_Given task:_
The listing below holds pictures; exclude them. Return exactly the lines from the one with "Emit a Python" through the one with "from matplotlib.patches import Rectangle".

--- Begin Data in this exercise ---

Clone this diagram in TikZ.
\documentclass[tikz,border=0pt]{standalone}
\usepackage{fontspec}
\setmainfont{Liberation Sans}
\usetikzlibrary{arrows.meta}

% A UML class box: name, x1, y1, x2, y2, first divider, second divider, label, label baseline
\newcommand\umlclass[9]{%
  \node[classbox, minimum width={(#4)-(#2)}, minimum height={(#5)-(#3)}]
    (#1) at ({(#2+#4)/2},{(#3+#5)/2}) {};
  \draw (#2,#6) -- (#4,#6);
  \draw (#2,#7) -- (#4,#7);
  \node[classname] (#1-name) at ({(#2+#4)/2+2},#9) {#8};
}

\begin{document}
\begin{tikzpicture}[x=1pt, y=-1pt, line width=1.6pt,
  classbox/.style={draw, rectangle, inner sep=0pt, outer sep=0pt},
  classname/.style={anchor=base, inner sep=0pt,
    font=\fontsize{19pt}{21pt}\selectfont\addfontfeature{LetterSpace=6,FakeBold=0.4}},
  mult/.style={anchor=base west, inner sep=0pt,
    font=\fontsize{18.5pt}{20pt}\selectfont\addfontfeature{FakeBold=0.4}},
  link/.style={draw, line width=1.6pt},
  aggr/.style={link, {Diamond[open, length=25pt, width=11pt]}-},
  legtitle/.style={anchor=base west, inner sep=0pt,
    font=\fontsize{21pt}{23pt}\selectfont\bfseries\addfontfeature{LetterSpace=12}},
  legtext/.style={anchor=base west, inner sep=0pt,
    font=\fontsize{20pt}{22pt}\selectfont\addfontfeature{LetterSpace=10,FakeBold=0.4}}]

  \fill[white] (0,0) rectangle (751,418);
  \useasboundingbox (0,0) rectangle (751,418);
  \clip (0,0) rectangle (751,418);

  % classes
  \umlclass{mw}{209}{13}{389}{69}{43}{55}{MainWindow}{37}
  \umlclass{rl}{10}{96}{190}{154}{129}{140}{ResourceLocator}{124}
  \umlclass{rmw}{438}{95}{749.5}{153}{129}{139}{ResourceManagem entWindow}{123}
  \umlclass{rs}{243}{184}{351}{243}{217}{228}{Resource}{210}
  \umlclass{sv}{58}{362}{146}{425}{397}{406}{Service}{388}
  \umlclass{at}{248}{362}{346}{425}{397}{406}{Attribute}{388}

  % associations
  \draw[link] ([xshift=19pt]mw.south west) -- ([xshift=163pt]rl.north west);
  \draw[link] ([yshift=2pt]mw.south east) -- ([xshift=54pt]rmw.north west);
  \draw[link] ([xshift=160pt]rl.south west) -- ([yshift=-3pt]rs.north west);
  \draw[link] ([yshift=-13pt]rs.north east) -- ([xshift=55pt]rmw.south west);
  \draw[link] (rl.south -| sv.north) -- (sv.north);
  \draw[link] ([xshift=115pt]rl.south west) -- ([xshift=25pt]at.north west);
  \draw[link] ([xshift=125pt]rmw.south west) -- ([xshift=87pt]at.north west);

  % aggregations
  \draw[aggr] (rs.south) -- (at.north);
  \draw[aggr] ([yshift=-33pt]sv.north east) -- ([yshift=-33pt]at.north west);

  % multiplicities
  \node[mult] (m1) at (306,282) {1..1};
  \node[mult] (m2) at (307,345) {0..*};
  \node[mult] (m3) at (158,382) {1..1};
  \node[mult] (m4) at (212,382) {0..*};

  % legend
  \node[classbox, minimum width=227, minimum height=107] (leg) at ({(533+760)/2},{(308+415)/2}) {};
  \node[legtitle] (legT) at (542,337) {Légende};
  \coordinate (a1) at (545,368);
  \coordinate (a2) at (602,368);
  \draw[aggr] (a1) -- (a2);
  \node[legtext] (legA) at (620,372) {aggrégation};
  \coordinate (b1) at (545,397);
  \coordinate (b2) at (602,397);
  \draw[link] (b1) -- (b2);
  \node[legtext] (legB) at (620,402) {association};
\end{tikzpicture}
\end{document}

--- End Data in this exercise ---
--- Begin Data in this exercise ---

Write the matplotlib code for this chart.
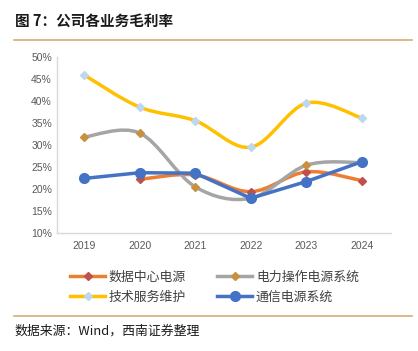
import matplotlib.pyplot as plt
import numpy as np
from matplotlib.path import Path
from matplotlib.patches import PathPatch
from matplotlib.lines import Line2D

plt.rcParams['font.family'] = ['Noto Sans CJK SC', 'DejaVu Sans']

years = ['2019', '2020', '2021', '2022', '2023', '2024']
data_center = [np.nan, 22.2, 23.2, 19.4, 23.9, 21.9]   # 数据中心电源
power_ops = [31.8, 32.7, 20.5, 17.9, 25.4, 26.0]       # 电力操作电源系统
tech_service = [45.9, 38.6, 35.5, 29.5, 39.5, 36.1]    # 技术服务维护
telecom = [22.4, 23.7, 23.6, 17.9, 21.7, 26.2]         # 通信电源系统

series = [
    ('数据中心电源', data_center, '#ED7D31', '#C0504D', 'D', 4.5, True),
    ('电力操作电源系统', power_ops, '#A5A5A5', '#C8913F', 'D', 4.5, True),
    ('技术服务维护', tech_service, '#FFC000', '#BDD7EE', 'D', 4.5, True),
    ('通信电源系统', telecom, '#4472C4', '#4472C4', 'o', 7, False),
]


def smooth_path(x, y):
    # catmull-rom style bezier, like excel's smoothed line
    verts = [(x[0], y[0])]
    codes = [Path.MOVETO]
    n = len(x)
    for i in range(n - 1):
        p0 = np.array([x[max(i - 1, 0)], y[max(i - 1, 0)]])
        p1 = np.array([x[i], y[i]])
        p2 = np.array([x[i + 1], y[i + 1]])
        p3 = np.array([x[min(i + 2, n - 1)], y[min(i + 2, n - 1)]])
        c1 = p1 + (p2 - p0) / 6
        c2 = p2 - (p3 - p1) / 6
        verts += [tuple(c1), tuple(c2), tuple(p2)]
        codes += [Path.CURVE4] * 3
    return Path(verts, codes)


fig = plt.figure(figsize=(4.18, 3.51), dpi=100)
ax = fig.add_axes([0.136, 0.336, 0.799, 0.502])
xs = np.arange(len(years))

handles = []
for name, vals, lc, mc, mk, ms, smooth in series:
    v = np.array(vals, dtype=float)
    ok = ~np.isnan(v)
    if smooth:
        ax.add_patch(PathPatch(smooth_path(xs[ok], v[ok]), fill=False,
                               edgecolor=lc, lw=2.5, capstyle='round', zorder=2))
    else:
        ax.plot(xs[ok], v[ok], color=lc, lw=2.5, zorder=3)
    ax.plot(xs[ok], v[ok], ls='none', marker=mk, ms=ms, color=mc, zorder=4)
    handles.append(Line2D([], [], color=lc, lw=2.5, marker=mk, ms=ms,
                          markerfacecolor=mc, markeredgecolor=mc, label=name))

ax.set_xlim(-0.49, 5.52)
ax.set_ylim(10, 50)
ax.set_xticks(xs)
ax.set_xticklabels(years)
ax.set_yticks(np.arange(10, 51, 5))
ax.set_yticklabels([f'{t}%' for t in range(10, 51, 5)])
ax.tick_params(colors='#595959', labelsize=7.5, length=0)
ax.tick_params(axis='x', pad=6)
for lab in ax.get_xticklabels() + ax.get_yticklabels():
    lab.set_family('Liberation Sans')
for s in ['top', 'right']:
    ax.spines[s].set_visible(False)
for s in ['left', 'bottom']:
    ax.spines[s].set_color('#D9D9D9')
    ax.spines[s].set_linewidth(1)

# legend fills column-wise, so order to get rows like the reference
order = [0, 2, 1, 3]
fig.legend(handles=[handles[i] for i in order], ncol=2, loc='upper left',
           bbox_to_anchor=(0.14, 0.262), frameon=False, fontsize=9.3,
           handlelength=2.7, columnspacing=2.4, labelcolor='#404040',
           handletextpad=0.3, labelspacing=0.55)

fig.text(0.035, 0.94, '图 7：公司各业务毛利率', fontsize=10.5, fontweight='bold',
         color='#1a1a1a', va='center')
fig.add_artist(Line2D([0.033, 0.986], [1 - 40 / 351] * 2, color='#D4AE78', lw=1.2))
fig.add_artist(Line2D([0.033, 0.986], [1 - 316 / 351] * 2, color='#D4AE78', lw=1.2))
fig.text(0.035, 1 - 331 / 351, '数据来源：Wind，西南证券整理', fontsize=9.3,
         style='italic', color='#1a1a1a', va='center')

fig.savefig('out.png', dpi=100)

--- End Data in this exercise ---
--- Begin Data in this exercise ---

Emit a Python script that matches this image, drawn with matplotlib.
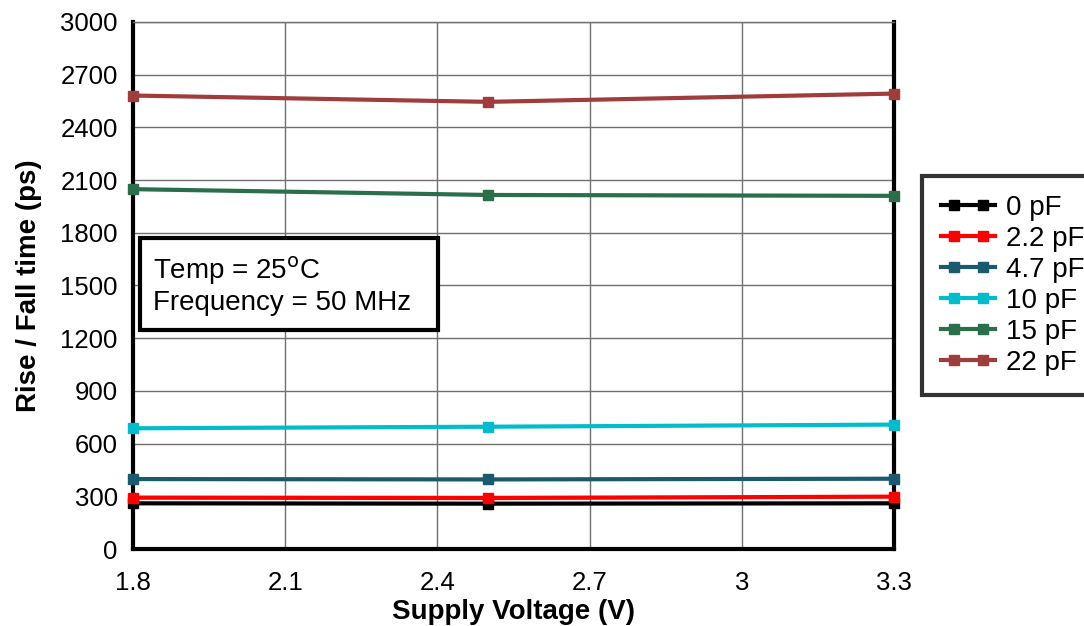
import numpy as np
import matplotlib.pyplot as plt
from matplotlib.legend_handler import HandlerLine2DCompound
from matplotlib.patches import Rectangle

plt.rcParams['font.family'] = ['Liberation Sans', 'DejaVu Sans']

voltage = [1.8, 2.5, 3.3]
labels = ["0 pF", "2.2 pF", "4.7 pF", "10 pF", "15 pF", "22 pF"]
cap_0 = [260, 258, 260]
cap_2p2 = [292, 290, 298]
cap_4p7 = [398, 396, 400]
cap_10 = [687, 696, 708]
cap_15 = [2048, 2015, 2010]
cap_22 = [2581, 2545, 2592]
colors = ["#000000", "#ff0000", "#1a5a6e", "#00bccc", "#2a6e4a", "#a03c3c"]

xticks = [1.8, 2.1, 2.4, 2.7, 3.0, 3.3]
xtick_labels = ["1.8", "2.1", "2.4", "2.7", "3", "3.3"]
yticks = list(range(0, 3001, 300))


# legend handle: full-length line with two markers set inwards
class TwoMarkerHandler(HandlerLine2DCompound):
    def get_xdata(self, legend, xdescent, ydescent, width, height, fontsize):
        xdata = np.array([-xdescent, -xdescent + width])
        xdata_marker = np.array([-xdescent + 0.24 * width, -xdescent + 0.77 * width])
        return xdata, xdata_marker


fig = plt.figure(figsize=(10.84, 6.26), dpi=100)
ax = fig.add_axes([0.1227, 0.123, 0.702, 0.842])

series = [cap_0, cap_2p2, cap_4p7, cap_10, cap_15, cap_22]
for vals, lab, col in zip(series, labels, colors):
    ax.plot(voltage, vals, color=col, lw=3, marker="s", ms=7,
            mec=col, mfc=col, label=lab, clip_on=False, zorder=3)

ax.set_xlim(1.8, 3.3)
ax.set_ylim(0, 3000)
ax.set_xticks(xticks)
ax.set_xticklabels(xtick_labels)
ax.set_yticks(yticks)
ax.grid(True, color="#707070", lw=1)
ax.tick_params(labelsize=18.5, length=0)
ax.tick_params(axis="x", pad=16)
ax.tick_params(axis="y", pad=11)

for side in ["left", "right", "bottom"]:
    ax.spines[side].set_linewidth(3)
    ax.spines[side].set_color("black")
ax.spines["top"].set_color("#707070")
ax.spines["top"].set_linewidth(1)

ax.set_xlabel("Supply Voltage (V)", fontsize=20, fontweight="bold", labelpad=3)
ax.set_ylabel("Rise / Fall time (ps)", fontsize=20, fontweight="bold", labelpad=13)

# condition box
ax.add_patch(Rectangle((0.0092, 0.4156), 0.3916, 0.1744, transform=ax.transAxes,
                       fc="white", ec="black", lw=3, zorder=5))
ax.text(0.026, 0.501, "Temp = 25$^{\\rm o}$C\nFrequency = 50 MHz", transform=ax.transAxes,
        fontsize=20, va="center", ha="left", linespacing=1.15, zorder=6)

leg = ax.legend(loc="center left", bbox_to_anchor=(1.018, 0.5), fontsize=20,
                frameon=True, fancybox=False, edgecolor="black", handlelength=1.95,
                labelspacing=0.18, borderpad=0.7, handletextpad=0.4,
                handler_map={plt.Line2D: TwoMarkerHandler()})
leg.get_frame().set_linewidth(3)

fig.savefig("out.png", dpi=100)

--- End Data in this exercise ---

_Solution to this exercise:_
Emit a Python script that matches this image, drawn with matplotlib.
import numpy as np
import matplotlib.pyplot as plt
from matplotlib.legend_handler import HandlerLine2DCompound
from matplotlib.patches import Rectangle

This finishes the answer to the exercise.